RECORDED INFORMATION:
________

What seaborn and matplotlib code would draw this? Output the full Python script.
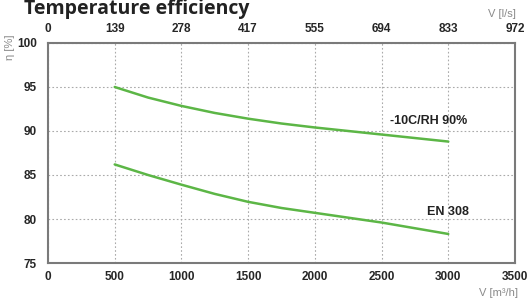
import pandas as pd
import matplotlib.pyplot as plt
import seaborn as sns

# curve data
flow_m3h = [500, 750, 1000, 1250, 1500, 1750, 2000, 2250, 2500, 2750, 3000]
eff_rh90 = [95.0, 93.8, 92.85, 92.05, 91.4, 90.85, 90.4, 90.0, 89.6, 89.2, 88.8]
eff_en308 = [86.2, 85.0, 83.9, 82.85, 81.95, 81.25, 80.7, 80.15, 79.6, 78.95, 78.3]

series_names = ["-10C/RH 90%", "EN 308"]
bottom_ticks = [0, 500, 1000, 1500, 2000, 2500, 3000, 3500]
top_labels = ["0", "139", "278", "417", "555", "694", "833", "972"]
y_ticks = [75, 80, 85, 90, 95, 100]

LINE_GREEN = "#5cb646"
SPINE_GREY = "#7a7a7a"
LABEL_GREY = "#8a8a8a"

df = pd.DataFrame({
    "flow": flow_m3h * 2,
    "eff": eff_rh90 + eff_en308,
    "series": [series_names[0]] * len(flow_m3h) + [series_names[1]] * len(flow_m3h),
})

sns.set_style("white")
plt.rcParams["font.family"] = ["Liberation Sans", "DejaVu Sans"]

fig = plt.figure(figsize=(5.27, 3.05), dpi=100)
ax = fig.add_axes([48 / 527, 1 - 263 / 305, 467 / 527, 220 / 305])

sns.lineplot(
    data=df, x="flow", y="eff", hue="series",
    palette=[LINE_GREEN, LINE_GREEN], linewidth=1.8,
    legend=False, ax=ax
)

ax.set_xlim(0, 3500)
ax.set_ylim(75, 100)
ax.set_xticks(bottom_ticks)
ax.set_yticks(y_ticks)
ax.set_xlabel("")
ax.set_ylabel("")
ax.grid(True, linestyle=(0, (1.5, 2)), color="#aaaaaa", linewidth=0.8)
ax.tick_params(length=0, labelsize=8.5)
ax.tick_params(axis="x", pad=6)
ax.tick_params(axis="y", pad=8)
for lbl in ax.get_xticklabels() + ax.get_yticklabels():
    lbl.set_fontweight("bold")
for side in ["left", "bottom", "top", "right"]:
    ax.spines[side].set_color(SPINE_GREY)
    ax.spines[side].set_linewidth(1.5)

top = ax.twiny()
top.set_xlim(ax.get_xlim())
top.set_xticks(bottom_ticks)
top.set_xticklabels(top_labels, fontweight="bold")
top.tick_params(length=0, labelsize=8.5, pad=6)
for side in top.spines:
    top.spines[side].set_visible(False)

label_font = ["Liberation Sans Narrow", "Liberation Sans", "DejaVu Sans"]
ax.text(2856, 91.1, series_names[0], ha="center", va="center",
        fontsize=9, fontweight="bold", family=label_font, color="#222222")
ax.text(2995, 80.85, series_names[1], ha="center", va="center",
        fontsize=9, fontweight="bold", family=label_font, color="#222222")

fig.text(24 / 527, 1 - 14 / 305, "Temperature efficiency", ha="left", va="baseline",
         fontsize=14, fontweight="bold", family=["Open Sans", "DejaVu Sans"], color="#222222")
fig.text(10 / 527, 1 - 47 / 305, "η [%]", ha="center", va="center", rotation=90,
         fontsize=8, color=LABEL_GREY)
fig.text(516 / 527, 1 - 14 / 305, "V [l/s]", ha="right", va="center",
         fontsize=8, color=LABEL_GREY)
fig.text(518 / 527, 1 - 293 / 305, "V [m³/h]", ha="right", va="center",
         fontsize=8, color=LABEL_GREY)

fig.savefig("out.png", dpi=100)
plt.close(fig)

________

WORK INSTRUCTIONS: Print the whole listing above once more, word for word, without its pictures.

SOLUTION FOR THIS TASK:
What seaborn and matplotlib code would draw this? Output the full Python script.
import pandas as pd
import matplotlib.pyplot as plt
import seaborn as sns

# curve data
flow_m3h = [500, 750, 1000, 1250, 1500, 1750, 2000, 2250, 2500, 2750, 3000]
eff_rh90 = [95.0, 93.8, 92.85, 92.05, 91.4, 90.85, 90.4, 90.0, 89.6, 89.2, 88.8]
eff_en308 = [86.2, 85.0, 83.9, 82.85, 81.95, 81.25, 80.7, 80.15, 79.6, 78.95, 78.3]

series_names = ["-10C/RH 90%", "EN 308"]
bottom_ticks = [0, 500, 1000, 1500, 2000, 2500, 3000, 3500]
top_labels = ["0", "139", "278", "417", "555", "694", "833", "972"]
y_ticks = [75, 80, 85, 90, 95, 100]

LINE_GREEN = "#5cb646"
SPINE_GREY = "#7a7a7a"
LABEL_GREY = "#8a8a8a"

df = pd.DataFrame({
    "flow": flow_m3h * 2,
    "eff": eff_rh90 + eff_en308,
    "series": [series_names[0]] * len(flow_m3h) + [series_names[1]] * len(flow_m3h),
})

sns.set_style("white")
plt.rcParams["font.family"] = ["Liberation Sans", "DejaVu Sans"]

fig = plt.figure(figsize=(5.27, 3.05), dpi=100)
ax = fig.add_axes([48 / 527, 1 - 263 / 305, 467 / 527, 220 / 305])

sns.lineplot(
    data=df, x="flow", y="eff", hue="series",
    palette=[LINE_GREEN, LINE_GREEN], linewidth=1.8,
    legend=False, ax=ax
)

ax.set_xlim(0, 3500)
ax.set_ylim(75, 100)
ax.set_xticks(bottom_ticks)
ax.set_yticks(y_ticks)
ax.set_xlabel("")
ax.set_ylabel("")
ax.grid(True, linestyle=(0, (1.5, 2)), color="#aaaaaa", linewidth=0.8)
ax.tick_params(length=0, labelsize=8.5)
ax.tick_params(axis="x", pad=6)
ax.tick_params(axis="y", pad=8)
for lbl in ax.get_xticklabels() + ax.get_yticklabels():
    lbl.set_fontweight("bold")
for side in ["left", "bottom", "top", "right"]:
    ax.spines[side].set_color(SPINE_GREY)
    ax.spines[side].set_linewidth(1.5)

top = ax.twiny()
top.set_xlim(ax.get_xlim())
top.set_xticks(bottom_ticks)
top.set_xticklabels(top_labels, fontweight="bold")
top.tick_params(length=0, labelsize=8.5, pad=6)
for side in top.spines:
    top.spines[side].set_visible(False)

label_font = ["Liberation Sans Narrow", "Liberation Sans", "DejaVu Sans"]
ax.text(2856, 91.1, series_names[0], ha="center", va="center",
        fontsize=9, fontweight="bold", family=label_font, color="#222222")
ax.text(2995, 80.85, series_names[1], ha="center", va="center",
        fontsize=9, fontweight="bold", family=label_font, color="#222222")

fig.text(24 / 527, 1 - 14 / 305, "Temperature efficiency", ha="left", va="baseline",
         fontsize=14, fontweight="bold", family=["Open Sans", "DejaVu Sans"], color="#222222")
fig.text(10 / 527, 1 - 47 / 305, "η [%]", ha="center", va="center", rotation=90,
         fontsize=8, color=LABEL_GREY)
fig.text(516 / 527, 1 - 14 / 305, "V [l/s]", ha="right", va="center",
         fontsize=8, color=LABEL_GREY)
fig.text(518 / 527, 1 - 293 / 305, "V [m³/h]", ha="right", va="center",
         fontsize=8, color=LABEL_GREY)

fig.savefig("out.png", dpi=100)
plt.close(fig)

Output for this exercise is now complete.